── DATA PROVIDED ──

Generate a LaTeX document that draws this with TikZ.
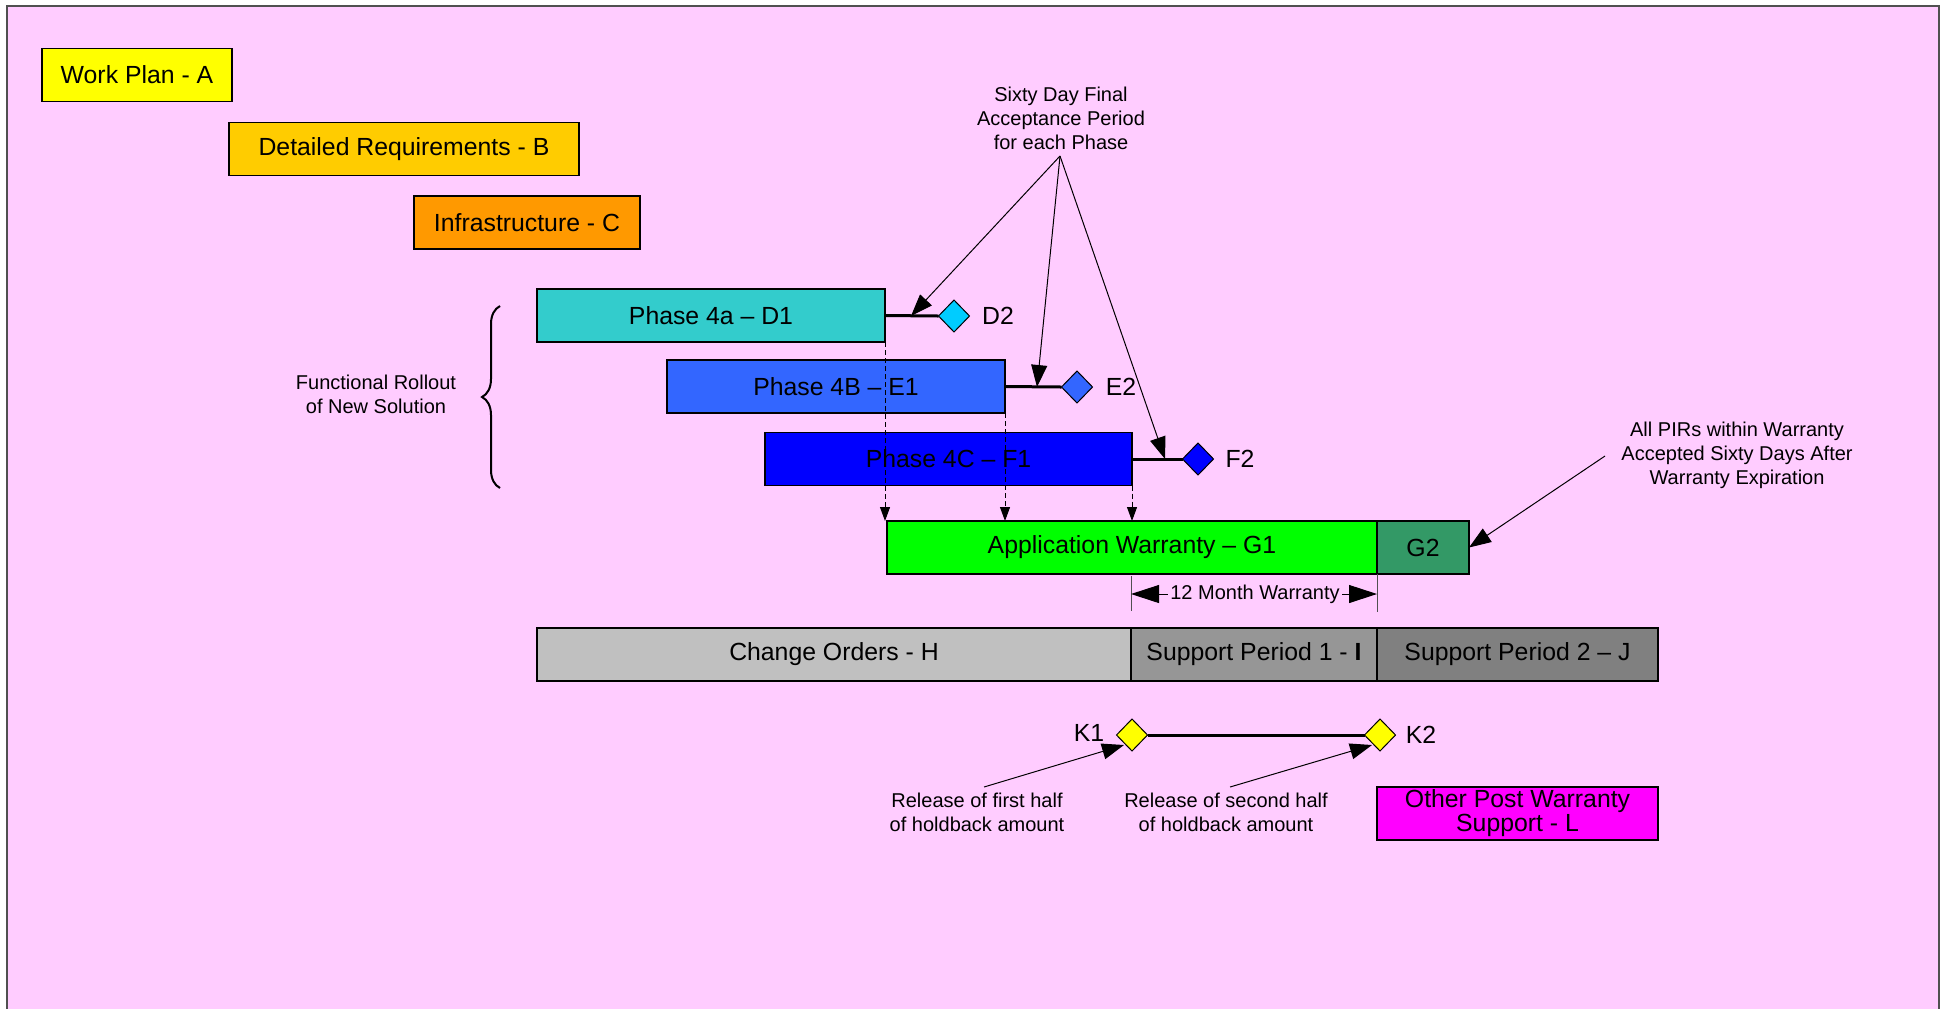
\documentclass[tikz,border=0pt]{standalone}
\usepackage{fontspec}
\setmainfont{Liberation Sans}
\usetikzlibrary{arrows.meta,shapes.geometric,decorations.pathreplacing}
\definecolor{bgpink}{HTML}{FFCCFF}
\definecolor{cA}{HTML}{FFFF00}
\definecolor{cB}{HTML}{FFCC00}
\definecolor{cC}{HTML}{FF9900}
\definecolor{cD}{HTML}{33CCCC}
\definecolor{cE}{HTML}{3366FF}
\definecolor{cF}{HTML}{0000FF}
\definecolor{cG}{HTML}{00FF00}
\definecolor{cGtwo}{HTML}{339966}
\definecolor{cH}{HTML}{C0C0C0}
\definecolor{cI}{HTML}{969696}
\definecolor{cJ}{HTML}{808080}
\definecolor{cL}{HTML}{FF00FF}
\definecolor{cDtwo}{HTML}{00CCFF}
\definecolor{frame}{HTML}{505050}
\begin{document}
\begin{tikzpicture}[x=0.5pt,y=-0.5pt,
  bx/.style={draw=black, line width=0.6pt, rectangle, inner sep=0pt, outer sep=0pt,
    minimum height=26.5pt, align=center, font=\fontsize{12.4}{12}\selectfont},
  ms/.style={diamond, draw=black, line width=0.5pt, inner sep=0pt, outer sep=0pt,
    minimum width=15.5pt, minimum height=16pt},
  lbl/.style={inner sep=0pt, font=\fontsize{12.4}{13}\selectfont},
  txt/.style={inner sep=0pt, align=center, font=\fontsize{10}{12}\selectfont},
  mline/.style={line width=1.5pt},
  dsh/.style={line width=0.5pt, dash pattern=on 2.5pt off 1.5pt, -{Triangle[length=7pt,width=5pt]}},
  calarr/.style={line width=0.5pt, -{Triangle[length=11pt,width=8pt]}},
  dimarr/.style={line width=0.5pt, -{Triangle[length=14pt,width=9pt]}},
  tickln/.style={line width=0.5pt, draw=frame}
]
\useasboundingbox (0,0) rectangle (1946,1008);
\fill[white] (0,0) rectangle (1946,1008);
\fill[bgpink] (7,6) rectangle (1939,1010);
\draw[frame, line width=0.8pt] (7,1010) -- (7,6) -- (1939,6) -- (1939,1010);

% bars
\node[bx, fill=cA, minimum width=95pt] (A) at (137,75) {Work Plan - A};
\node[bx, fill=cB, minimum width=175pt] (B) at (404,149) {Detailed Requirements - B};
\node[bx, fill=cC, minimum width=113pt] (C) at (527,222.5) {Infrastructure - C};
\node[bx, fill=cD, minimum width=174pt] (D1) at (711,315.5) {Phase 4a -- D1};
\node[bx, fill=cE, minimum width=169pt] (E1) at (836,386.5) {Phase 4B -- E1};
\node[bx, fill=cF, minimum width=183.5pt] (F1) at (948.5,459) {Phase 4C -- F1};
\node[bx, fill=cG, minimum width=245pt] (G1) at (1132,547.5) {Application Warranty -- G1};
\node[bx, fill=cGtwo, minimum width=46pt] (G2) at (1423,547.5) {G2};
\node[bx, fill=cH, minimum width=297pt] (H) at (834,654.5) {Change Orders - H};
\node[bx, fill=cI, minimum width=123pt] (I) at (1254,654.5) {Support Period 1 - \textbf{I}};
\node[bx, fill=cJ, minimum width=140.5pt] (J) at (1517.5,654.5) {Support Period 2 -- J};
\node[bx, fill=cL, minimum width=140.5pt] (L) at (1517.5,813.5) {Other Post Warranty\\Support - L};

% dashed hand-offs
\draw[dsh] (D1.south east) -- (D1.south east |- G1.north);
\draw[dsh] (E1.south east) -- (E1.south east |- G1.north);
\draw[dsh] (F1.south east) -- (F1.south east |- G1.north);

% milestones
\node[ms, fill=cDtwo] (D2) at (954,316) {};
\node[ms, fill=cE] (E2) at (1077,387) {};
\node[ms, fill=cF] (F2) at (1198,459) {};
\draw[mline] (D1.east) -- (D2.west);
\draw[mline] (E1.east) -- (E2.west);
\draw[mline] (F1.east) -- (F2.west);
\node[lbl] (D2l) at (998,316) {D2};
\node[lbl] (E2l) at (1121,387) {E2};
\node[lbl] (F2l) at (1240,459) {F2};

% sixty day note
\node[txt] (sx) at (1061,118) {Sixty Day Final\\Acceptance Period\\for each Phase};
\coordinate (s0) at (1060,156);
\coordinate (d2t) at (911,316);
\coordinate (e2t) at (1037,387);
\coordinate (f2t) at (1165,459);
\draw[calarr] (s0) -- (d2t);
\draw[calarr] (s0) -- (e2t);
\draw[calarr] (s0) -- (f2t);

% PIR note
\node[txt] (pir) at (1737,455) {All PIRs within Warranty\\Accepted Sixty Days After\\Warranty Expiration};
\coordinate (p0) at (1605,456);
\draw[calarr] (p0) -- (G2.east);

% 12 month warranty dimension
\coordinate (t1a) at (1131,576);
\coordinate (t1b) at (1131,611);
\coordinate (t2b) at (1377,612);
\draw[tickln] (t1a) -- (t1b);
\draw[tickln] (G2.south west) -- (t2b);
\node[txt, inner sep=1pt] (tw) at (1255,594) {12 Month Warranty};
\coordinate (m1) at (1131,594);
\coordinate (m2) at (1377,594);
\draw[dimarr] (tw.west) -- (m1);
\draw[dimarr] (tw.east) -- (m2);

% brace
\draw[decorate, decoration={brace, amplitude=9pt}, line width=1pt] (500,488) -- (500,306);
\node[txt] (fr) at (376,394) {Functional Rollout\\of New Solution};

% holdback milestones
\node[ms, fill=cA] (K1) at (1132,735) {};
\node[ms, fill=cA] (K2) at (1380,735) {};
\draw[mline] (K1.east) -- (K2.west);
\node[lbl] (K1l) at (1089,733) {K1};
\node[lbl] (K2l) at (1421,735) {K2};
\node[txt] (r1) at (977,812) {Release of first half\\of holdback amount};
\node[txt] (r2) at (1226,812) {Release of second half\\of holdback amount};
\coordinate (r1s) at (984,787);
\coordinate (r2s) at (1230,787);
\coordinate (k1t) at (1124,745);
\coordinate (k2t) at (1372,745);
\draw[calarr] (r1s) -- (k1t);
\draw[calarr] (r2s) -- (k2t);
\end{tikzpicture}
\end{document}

───

#### [EXERCISE INSTRUCTIONS]
Leave the images out, please, and restate each line word for word.

#### [THE OUTPUT]
Generate a LaTeX document that draws this with TikZ.
\documentclass[tikz,border=0pt]{standalone}
\usepackage{fontspec}
\setmainfont{Liberation Sans}
\usetikzlibrary{arrows.meta,shapes.geometric,decorations.pathreplacing}
\definecolor{bgpink}{HTML}{FFCCFF}
\definecolor{cA}{HTML}{FFFF00}
\definecolor{cB}{HTML}{FFCC00}
\definecolor{cC}{HTML}{FF9900}
\definecolor{cD}{HTML}{33CCCC}
\definecolor{cE}{HTML}{3366FF}
\definecolor{cF}{HTML}{0000FF}
\definecolor{cG}{HTML}{00FF00}
\definecolor{cGtwo}{HTML}{339966}
\definecolor{cH}{HTML}{C0C0C0}
\definecolor{cI}{HTML}{969696}
\definecolor{cJ}{HTML}{808080}
\definecolor{cL}{HTML}{FF00FF}
\definecolor{cDtwo}{HTML}{00CCFF}
\definecolor{frame}{HTML}{505050}
\begin{document}
\begin{tikzpicture}[x=0.5pt,y=-0.5pt,
  bx/.style={draw=black, line width=0.6pt, rectangle, inner sep=0pt, outer sep=0pt,
    minimum height=26.5pt, align=center, font=\fontsize{12.4}{12}\selectfont},
  ms/.style={diamond, draw=black, line width=0.5pt, inner sep=0pt, outer sep=0pt,
    minimum width=15.5pt, minimum height=16pt},
  lbl/.style={inner sep=0pt, font=\fontsize{12.4}{13}\selectfont},
  txt/.style={inner sep=0pt, align=center, font=\fontsize{10}{12}\selectfont},
  mline/.style={line width=1.5pt},
  dsh/.style={line width=0.5pt, dash pattern=on 2.5pt off 1.5pt, -{Triangle[length=7pt,width=5pt]}},
  calarr/.style={line width=0.5pt, -{Triangle[length=11pt,width=8pt]}},
  dimarr/.style={line width=0.5pt, -{Triangle[length=14pt,width=9pt]}},
  tickln/.style={line width=0.5pt, draw=frame}
]
\useasboundingbox (0,0) rectangle (1946,1008);
\fill[white] (0,0) rectangle (1946,1008);
\fill[bgpink] (7,6) rectangle (1939,1010);
\draw[frame, line width=0.8pt] (7,1010) -- (7,6) -- (1939,6) -- (1939,1010);

% bars
\node[bx, fill=cA, minimum width=95pt] (A) at (137,75) {Work Plan - A};
\node[bx, fill=cB, minimum width=175pt] (B) at (404,149) {Detailed Requirements - B};
\node[bx, fill=cC, minimum width=113pt] (C) at (527,222.5) {Infrastructure - C};
\node[bx, fill=cD, minimum width=174pt] (D1) at (711,315.5) {Phase 4a -- D1};
\node[bx, fill=cE, minimum width=169pt] (E1) at (836,386.5) {Phase 4B -- E1};
\node[bx, fill=cF, minimum width=183.5pt] (F1) at (948.5,459) {Phase 4C -- F1};
\node[bx, fill=cG, minimum width=245pt] (G1) at (1132,547.5) {Application Warranty -- G1};
\node[bx, fill=cGtwo, minimum width=46pt] (G2) at (1423,547.5) {G2};
\node[bx, fill=cH, minimum width=297pt] (H) at (834,654.5) {Change Orders - H};
\node[bx, fill=cI, minimum width=123pt] (I) at (1254,654.5) {Support Period 1 - \textbf{I}};
\node[bx, fill=cJ, minimum width=140.5pt] (J) at (1517.5,654.5) {Support Period 2 -- J};
\node[bx, fill=cL, minimum width=140.5pt] (L) at (1517.5,813.5) {Other Post Warranty\\Support - L};

% dashed hand-offs
\draw[dsh] (D1.south east) -- (D1.south east |- G1.north);
\draw[dsh] (E1.south east) -- (E1.south east |- G1.north);
\draw[dsh] (F1.south east) -- (F1.south east |- G1.north);

% milestones
\node[ms, fill=cDtwo] (D2) at (954,316) {};
\node[ms, fill=cE] (E2) at (1077,387) {};
\node[ms, fill=cF] (F2) at (1198,459) {};
\draw[mline] (D1.east) -- (D2.west);
\draw[mline] (E1.east) -- (E2.west);
\draw[mline] (F1.east) -- (F2.west);
\node[lbl] (D2l) at (998,316) {D2};
\node[lbl] (E2l) at (1121,387) {E2};
\node[lbl] (F2l) at (1240,459) {F2};

% sixty day note
\node[txt] (sx) at (1061,118) {Sixty Day Final\\Acceptance Period\\for each Phase};
\coordinate (s0) at (1060,156);
\coordinate (d2t) at (911,316);
\coordinate (e2t) at (1037,387);
\coordinate (f2t) at (1165,459);
\draw[calarr] (s0) -- (d2t);
\draw[calarr] (s0) -- (e2t);
\draw[calarr] (s0) -- (f2t);

% PIR note
\node[txt] (pir) at (1737,455) {All PIRs within Warranty\\Accepted Sixty Days After\\Warranty Expiration};
\coordinate (p0) at (1605,456);
\draw[calarr] (p0) -- (G2.east);

% 12 month warranty dimension
\coordinate (t1a) at (1131,576);
\coordinate (t1b) at (1131,611);
\coordinate (t2b) at (1377,612);
\draw[tickln] (t1a) -- (t1b);
\draw[tickln] (G2.south west) -- (t2b);
\node[txt, inner sep=1pt] (tw) at (1255,594) {12 Month Warranty};
\coordinate (m1) at (1131,594);
\coordinate (m2) at (1377,594);
\draw[dimarr] (tw.west) -- (m1);
\draw[dimarr] (tw.east) -- (m2);

% brace
\draw[decorate, decoration={brace, amplitude=9pt}, line width=1pt] (500,488) -- (500,306);
\node[txt] (fr) at (376,394) {Functional Rollout\\of New Solution};

% holdback milestones
\node[ms, fill=cA] (K1) at (1132,735) {};
\node[ms, fill=cA] (K2) at (1380,735) {};
\draw[mline] (K1.east) -- (K2.west);
\node[lbl] (K1l) at (1089,733) {K1};
\node[lbl] (K2l) at (1421,735) {K2};
\node[txt] (r1) at (977,812) {Release of first half\\of holdback amount};
\node[txt] (r2) at (1226,812) {Release of second half\\of holdback amount};
\coordinate (r1s) at (984,787);
\coordinate (r2s) at (1230,787);
\coordinate (k1t) at (1124,745);
\coordinate (k2t) at (1372,745);
\draw[calarr] (r1s) -- (k1t);
\draw[calarr] (r2s) -- (k2t);
\end{tikzpicture}
\end{document}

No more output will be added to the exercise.